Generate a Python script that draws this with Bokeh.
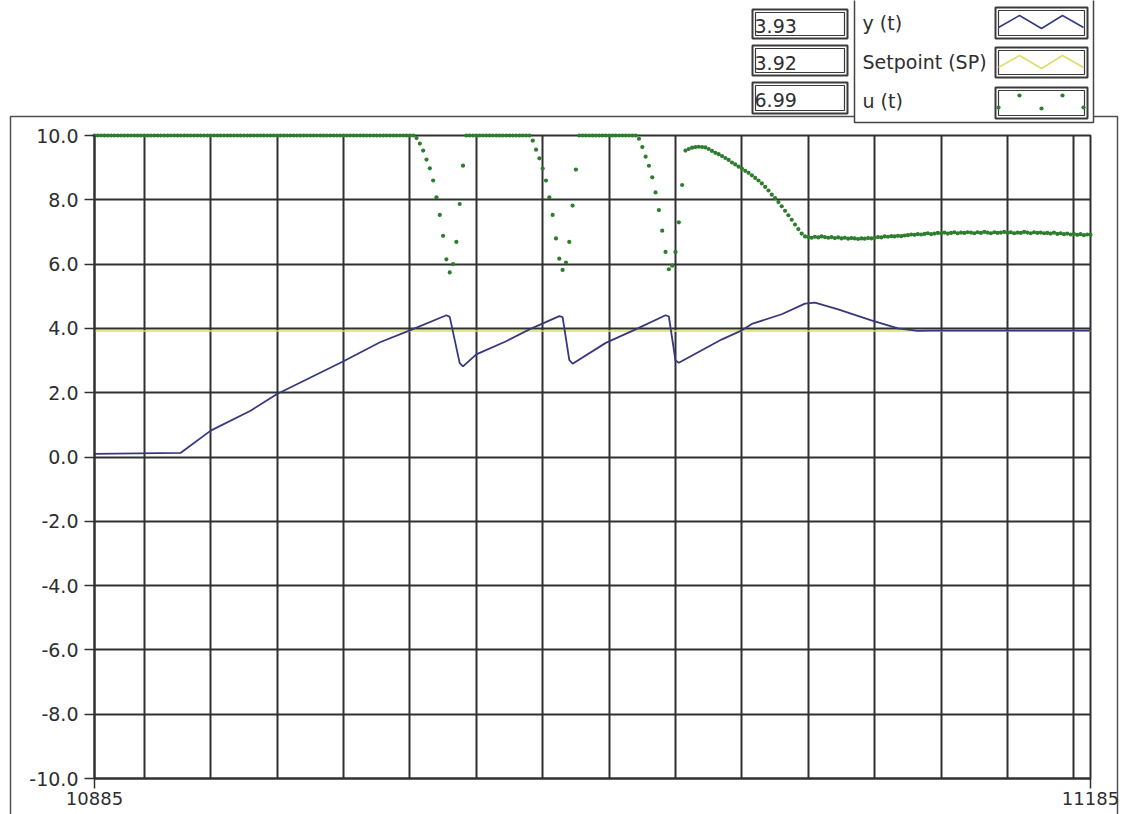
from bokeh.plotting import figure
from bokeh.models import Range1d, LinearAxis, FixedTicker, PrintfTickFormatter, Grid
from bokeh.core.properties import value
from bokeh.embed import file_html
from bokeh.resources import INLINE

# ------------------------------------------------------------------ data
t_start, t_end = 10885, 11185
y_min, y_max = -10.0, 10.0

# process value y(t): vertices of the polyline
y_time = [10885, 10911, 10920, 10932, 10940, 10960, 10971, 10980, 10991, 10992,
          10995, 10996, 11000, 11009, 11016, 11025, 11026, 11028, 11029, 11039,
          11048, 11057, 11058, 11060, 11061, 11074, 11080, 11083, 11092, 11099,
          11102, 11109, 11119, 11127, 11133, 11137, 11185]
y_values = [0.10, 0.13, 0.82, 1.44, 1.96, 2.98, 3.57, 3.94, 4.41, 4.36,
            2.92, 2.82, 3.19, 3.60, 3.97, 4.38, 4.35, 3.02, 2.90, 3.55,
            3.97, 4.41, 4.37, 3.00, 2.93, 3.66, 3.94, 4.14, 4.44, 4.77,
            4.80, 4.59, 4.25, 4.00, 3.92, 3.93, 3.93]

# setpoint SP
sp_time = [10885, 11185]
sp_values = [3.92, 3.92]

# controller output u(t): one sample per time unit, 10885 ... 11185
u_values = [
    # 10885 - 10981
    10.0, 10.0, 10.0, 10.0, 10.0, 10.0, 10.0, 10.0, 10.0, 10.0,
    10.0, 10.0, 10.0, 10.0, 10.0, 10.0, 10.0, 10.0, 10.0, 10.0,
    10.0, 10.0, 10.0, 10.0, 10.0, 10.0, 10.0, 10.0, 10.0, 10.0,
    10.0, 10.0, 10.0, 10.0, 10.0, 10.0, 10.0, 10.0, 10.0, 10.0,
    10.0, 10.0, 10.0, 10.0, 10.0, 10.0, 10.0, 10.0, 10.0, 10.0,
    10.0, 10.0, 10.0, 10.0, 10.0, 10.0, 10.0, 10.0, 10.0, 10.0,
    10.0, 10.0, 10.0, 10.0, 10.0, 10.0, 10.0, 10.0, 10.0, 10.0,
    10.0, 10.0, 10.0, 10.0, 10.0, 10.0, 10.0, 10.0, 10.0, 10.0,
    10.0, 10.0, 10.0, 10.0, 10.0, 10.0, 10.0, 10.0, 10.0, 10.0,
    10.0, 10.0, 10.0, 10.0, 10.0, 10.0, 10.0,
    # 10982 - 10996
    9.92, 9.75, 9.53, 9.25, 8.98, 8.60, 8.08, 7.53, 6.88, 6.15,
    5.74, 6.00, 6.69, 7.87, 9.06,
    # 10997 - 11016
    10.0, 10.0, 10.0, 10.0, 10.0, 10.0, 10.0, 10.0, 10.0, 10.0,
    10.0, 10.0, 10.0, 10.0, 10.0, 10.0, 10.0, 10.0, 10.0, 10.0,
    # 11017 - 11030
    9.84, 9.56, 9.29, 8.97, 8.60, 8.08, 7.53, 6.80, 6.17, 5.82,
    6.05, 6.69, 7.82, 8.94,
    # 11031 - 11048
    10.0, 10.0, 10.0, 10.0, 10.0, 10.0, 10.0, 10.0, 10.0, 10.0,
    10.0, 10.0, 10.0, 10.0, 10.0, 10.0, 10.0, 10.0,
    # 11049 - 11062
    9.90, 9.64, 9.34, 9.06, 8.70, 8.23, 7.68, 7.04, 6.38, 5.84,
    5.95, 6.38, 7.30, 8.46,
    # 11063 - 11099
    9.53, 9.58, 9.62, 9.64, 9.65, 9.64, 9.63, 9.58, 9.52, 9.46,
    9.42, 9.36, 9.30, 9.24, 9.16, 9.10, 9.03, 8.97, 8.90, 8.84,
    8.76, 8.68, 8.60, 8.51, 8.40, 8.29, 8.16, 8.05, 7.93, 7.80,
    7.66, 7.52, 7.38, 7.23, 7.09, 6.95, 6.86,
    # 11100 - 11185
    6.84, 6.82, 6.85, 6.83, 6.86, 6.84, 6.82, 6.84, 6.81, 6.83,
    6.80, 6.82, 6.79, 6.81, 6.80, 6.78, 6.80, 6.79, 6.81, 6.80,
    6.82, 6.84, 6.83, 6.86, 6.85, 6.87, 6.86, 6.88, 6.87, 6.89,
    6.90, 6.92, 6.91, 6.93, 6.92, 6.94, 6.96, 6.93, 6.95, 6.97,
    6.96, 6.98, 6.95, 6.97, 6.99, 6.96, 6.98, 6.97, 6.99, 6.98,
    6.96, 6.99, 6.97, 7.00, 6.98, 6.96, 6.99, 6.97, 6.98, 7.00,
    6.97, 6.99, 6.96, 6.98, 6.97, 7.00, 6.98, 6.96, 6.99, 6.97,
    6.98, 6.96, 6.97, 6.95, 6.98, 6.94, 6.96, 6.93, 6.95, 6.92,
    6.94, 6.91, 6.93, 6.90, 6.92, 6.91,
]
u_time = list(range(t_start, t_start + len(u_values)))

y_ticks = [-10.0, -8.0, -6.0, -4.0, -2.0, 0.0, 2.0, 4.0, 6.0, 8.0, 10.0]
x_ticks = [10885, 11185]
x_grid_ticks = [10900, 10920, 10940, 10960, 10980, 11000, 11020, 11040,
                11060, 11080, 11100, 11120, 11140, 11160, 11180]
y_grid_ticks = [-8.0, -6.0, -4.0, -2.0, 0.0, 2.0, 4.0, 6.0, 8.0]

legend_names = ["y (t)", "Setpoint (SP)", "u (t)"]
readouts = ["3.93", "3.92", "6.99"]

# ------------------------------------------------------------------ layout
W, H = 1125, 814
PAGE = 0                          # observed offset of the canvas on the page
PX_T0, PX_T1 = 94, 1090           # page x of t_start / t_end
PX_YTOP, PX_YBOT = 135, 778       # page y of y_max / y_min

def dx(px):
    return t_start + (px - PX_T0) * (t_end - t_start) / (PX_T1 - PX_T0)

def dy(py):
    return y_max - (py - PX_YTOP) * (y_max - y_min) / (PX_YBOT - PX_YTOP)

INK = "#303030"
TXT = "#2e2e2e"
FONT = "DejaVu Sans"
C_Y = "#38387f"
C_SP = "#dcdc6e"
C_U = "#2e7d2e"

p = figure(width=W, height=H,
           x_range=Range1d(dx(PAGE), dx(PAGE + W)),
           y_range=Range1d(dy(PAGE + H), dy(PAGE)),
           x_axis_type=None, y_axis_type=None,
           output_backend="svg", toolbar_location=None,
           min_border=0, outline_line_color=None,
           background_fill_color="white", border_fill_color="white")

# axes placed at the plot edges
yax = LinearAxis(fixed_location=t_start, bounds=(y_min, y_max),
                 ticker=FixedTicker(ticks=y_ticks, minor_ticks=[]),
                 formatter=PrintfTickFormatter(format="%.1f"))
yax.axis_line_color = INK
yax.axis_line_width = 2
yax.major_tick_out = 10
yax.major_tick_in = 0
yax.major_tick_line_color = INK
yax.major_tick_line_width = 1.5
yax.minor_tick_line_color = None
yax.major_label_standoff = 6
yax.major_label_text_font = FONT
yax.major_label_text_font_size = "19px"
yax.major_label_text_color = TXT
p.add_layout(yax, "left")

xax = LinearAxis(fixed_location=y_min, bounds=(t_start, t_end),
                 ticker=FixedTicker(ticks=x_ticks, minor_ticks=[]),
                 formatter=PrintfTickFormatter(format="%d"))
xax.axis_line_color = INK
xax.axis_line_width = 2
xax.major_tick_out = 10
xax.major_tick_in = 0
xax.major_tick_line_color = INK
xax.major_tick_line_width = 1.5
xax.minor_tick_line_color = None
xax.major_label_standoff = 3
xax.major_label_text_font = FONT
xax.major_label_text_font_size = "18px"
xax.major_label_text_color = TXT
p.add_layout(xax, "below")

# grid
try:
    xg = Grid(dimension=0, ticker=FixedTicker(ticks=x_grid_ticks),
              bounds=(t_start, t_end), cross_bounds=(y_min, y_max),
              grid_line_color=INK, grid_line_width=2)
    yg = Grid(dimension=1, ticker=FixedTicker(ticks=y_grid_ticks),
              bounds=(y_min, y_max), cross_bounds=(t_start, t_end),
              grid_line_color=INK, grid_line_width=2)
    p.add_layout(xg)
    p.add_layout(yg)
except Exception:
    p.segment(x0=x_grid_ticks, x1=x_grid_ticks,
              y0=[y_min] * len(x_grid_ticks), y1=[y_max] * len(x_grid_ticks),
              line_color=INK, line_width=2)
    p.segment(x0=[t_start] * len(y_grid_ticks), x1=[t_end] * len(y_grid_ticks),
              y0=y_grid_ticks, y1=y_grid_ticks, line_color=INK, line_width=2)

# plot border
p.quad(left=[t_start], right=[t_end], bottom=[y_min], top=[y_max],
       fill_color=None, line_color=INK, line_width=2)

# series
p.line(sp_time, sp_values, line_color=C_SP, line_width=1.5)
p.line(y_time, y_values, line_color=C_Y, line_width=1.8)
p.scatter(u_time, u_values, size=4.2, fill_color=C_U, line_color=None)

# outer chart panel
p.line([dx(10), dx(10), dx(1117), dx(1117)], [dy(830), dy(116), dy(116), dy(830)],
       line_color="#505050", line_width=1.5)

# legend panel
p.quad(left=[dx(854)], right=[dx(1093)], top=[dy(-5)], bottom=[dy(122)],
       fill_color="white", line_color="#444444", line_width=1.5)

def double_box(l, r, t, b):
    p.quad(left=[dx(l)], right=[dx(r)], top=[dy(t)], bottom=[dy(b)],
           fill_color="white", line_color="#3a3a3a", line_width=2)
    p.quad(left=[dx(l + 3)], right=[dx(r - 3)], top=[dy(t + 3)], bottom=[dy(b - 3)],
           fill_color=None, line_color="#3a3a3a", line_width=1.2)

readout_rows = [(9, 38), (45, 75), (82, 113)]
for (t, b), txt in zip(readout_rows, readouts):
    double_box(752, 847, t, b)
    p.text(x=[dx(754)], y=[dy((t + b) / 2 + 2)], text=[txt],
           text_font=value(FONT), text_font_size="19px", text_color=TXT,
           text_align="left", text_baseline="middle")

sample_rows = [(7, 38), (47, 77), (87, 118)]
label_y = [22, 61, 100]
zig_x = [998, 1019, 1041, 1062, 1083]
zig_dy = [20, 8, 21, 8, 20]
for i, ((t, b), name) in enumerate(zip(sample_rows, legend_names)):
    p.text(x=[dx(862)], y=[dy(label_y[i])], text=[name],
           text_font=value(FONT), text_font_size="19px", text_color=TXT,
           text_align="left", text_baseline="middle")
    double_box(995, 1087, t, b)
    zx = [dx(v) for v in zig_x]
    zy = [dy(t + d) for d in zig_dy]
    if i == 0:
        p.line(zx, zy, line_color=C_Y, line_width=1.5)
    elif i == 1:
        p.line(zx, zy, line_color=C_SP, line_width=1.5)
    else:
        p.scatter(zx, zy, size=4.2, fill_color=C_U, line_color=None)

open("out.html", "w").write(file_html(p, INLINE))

• _YOUR INSTRUCTIONS_
Return only the lines from the start of the data through the line that contains "y_min, y_max = -10.0, 10.0", please, copying them exactly and omitting all pictures.

• _RESPONSE_
Generate a Python script that draws this with Bokeh.
from bokeh.plotting import figure
from bokeh.models import Range1d, LinearAxis, FixedTicker, PrintfTickFormatter, Grid
from bokeh.core.properties import value
from bokeh.embed import file_html
from bokeh.resources import INLINE

# ------------------------------------------------------------------ data
t_start, t_end = 10885, 11185
y_min, y_max = -10.0, 10.0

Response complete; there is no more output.